(WRITTEN PROBLEM) Can you write out all the lines word for word, with no pictures?

— Start INFORMATION PROVIDED —

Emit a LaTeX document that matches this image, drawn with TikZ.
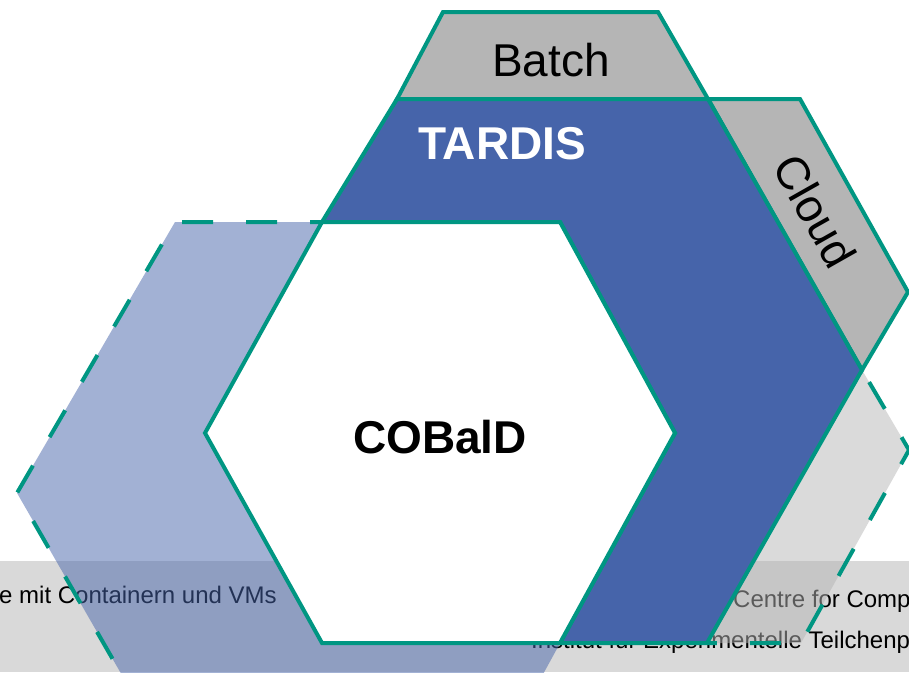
\documentclass[tikz,border=0pt]{standalone}
\usepackage{fontspec}
\setmainfont{Liberation Sans}
\definecolor{kitgreen}{RGB}{0,150,130}
\definecolor{kitblue}{RGB}{70,100,170}
\definecolor{boxgray}{RGB}{181,181,181}
\definecolor{footgray}{RGB}{217,217,217}
\tikzset{
	edge/.style={draw=kitgreen, line width=4pt, line join=miter},
	dashedge/.style={draw=kitgreen, line width=4pt, dash pattern=on 31pt off 33pt},
	big/.style={font=\fontsize{46}{46}\selectfont, inner sep=0pt},
	bigbold/.style={font=\fontsize{46}{46}\selectfont\bfseries, inner sep=0pt},
	small/.style={font=\fontsize{24}{24}\selectfont, inner sep=0pt},
}
\begin{document}
\begin{tikzpicture}[x=1pt,y=-1pt]
	\clip (0,0) rectangle (909,672);
	\fill [footgray] (0,561) rectangle (909,672);
	\node [small, anchor=base west] (vms) at (-1,603) {e mit Containern und VMs};
	\node [small, anchor=base west] (centre) at (733,607) {Centre for Comp};
	\node [small, anchor=base west] (etp) at (531,648) {Institut für Experimentelle Teilchenph};
	\fill [kitblue, opacity=.5] (175,222) -- (560,222) -- (675,433) -- (495,762) -- (172,762) -- (17,493) -- cycle;
	\draw [dashedge, dash phase=19pt] (322,222) -- (175,222) -- (17,493) -- (172,762);
	\fill [boxgray, opacity=.5] (862,370) -- (909,450) -- (801,643) -- (707,643) -- cycle;
	\draw [dashedge, dash phase=50pt] (862,370) -- (909,450) -- (801,643) -- (707,643);
	\draw [edge, fill=boxgray] (397,99) -- (443,12) -- (658,12) -- (708,99) -- cycle;
	\draw [edge, fill=boxgray] (708,99) -- (800,99) -- (908,292) -- (862,370) -- cycle;
	\draw [edge, fill=kitblue] (322,222) -- (397,99) -- (708,99) -- (862,370) -- (707,643) -- (560,643) -- (675,433) -- (560,222) -- cycle;
	\draw [edge, fill=white] (205,433) -- (322,222) -- (560,222) -- (675,433) -- (560,643) -- (322,643) -- cycle;
	\node [big, anchor=base] (batch) at (551,76) {Batch};
	\node [big, rotate=-60.5] (cloud) at (815,211) {Cloud};
	\node [bigbold, text=white, anchor=base west] (tardis) at (418,159) {TARDIS};
	\node [bigbold, anchor=base] (cobald) at (440,453) {COBalD};
\end{tikzpicture}
\end{document}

— End INFORMATION PROVIDED —

(RESPONSE)
Emit a LaTeX document that matches this image, drawn with TikZ.
\documentclass[tikz,border=0pt]{standalone}
\usepackage{fontspec}
\setmainfont{Liberation Sans}
\definecolor{kitgreen}{RGB}{0,150,130}
\definecolor{kitblue}{RGB}{70,100,170}
\definecolor{boxgray}{RGB}{181,181,181}
\definecolor{footgray}{RGB}{217,217,217}
\tikzset{
	edge/.style={draw=kitgreen, line width=4pt, line join=miter},
	dashedge/.style={draw=kitgreen, line width=4pt, dash pattern=on 31pt off 33pt},
	big/.style={font=\fontsize{46}{46}\selectfont, inner sep=0pt},
	bigbold/.style={font=\fontsize{46}{46}\selectfont\bfseries, inner sep=0pt},
	small/.style={font=\fontsize{24}{24}\selectfont, inner sep=0pt},
}
\begin{document}
\begin{tikzpicture}[x=1pt,y=-1pt]
	\clip (0,0) rectangle (909,672);
	\fill [footgray] (0,561) rectangle (909,672);
	\node [small, anchor=base west] (vms) at (-1,603) {e mit Containern und VMs};
	\node [small, anchor=base west] (centre) at (733,607) {Centre for Comp};
	\node [small, anchor=base west] (etp) at (531,648) {Institut für Experimentelle Teilchenph};
	\fill [kitblue, opacity=.5] (175,222) -- (560,222) -- (675,433) -- (495,762) -- (172,762) -- (17,493) -- cycle;
	\draw [dashedge, dash phase=19pt] (322,222) -- (175,222) -- (17,493) -- (172,762);
	\fill [boxgray, opacity=.5] (862,370) -- (909,450) -- (801,643) -- (707,643) -- cycle;
	\draw [dashedge, dash phase=50pt] (862,370) -- (909,450) -- (801,643) -- (707,643);
	\draw [edge, fill=boxgray] (397,99) -- (443,12) -- (658,12) -- (708,99) -- cycle;
	\draw [edge, fill=boxgray] (708,99) -- (800,99) -- (908,292) -- (862,370) -- cycle;
	\draw [edge, fill=kitblue] (322,222) -- (397,99) -- (708,99) -- (862,370) -- (707,643) -- (560,643) -- (675,433) -- (560,222) -- cycle;
	\draw [edge, fill=white] (205,433) -- (322,222) -- (560,222) -- (675,433) -- (560,643) -- (322,643) -- cycle;
	\node [big, anchor=base] (batch) at (551,76) {Batch};
	\node [big, rotate=-60.5] (cloud) at (815,211) {Cloud};
	\node [bigbold, text=white, anchor=base west] (tardis) at (418,159) {TARDIS};
	\node [bigbold, anchor=base] (cobald) at (440,453) {COBalD};
\end{tikzpicture}
\end{document}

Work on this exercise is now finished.